PROVIDED RECORDS

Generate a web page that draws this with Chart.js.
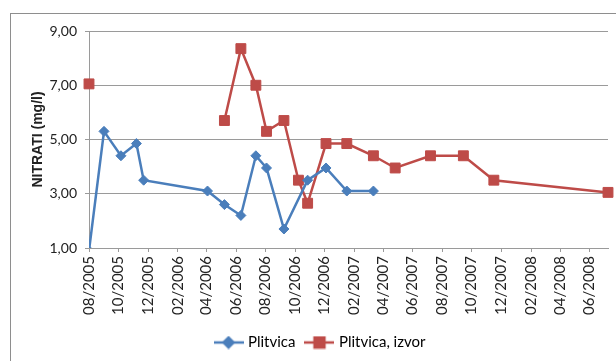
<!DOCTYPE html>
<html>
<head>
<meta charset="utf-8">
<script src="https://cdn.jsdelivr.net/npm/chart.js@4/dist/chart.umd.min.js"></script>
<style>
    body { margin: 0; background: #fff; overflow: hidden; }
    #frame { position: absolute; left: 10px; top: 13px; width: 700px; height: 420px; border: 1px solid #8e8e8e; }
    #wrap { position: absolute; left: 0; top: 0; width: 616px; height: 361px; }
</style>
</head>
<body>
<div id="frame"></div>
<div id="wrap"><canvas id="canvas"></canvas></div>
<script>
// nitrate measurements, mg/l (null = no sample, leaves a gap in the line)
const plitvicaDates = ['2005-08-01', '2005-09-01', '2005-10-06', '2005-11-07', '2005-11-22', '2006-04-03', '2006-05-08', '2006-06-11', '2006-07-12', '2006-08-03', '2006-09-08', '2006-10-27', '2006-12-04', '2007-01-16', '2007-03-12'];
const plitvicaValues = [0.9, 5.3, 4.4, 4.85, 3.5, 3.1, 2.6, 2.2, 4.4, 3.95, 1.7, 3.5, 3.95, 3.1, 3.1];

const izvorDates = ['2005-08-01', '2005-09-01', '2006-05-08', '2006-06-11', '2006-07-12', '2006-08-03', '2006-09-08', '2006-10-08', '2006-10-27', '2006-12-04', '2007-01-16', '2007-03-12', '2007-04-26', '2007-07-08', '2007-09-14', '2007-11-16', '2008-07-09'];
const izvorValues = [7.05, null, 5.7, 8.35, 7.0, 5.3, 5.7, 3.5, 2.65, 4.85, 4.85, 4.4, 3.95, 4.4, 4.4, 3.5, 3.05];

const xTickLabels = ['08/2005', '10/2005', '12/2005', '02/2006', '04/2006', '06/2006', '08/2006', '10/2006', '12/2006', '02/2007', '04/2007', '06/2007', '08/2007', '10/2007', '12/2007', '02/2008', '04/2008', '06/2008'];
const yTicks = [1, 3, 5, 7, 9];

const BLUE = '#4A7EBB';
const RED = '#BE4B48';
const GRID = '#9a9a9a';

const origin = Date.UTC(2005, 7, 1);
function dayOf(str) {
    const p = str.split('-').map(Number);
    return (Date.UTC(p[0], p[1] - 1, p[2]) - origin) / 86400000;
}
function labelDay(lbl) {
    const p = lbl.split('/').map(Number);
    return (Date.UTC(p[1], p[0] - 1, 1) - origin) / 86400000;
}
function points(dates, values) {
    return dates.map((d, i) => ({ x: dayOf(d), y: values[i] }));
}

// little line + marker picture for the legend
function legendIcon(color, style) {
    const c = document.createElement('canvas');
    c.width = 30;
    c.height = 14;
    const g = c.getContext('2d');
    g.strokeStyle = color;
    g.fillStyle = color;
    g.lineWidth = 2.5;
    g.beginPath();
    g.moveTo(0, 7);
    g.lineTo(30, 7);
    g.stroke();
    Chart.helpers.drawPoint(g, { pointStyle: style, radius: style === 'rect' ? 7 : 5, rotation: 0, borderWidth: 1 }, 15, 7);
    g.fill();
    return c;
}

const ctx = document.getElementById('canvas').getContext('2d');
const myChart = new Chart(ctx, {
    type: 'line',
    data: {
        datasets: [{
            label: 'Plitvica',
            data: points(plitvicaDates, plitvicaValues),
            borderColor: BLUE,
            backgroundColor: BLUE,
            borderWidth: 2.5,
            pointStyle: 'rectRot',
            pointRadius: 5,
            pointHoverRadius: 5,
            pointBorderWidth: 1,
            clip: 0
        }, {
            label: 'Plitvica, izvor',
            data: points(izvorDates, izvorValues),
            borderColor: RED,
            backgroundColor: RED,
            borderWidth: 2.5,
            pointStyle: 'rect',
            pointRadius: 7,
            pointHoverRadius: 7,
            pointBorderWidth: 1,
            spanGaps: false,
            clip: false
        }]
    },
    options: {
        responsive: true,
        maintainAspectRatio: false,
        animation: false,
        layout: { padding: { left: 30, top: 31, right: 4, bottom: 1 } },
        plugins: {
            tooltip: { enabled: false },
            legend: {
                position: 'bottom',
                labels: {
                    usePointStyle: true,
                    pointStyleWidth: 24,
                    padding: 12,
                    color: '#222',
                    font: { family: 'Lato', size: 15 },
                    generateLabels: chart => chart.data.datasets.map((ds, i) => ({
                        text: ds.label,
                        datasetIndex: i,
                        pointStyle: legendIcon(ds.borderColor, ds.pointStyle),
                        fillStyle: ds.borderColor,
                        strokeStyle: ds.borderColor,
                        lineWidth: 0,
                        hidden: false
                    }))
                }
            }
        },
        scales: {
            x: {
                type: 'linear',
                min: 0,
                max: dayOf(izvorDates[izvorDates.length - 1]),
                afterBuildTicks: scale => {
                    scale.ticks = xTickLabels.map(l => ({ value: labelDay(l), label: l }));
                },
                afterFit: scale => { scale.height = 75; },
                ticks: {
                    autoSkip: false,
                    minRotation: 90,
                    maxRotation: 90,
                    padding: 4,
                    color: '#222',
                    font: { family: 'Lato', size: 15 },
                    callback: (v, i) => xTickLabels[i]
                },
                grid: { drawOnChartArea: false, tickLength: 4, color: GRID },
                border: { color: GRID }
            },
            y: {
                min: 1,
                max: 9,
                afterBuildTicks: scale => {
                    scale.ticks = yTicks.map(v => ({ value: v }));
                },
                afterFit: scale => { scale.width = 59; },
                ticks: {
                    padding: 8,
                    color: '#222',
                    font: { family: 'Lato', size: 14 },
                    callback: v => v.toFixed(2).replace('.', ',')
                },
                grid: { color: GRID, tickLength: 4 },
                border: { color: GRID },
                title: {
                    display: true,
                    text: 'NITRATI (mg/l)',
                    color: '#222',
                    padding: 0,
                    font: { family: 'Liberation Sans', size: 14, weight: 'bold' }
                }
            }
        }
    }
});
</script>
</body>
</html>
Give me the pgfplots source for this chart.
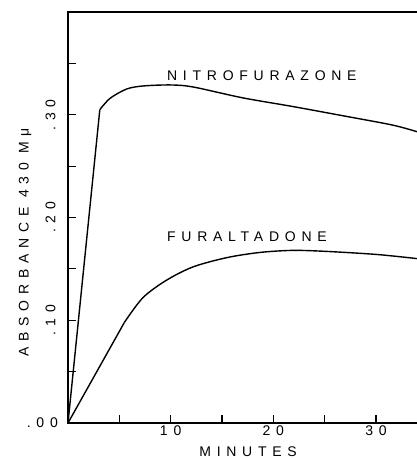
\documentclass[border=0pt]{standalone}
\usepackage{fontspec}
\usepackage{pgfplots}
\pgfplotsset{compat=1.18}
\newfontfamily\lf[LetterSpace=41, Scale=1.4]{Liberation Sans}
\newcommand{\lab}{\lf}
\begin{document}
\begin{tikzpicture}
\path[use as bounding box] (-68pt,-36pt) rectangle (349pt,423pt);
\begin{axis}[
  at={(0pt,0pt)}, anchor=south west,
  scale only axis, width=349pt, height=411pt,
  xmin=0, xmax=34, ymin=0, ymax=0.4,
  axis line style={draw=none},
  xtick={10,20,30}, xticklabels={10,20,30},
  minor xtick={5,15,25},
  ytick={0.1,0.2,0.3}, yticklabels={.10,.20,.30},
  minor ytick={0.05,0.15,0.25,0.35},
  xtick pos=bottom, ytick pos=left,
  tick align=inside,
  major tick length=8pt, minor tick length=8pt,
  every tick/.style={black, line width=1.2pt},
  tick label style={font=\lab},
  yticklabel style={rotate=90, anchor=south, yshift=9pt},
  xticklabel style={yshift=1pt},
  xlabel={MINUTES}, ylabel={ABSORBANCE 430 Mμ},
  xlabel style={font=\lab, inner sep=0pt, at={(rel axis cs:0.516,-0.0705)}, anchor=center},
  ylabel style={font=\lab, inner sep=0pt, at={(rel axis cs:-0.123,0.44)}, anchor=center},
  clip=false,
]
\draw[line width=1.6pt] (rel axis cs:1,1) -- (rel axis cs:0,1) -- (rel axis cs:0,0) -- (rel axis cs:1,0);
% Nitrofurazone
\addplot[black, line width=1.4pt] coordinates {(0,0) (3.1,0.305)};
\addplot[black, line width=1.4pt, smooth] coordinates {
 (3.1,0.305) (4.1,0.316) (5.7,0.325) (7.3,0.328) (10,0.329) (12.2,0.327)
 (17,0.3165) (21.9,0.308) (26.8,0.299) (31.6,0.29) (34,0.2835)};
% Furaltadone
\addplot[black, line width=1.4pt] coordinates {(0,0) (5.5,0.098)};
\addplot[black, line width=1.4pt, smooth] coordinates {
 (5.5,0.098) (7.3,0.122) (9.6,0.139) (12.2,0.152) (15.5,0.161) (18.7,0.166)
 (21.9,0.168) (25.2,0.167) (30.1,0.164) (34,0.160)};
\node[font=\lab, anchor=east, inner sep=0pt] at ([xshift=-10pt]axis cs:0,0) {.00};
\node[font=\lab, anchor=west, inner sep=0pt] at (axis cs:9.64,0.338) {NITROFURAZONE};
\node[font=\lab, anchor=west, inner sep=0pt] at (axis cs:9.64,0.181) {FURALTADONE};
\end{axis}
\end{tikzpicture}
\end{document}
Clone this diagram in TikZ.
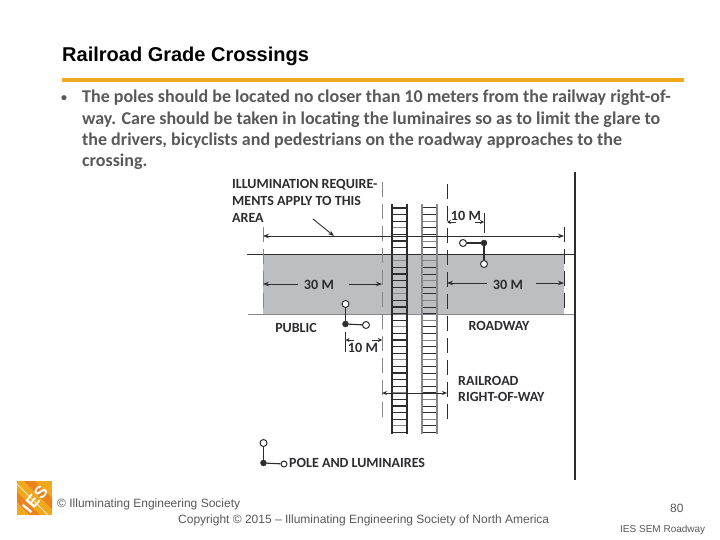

WHAT TO DO
Only a number is wanted: how many lines above include "this"?

WORKED ANSWER
3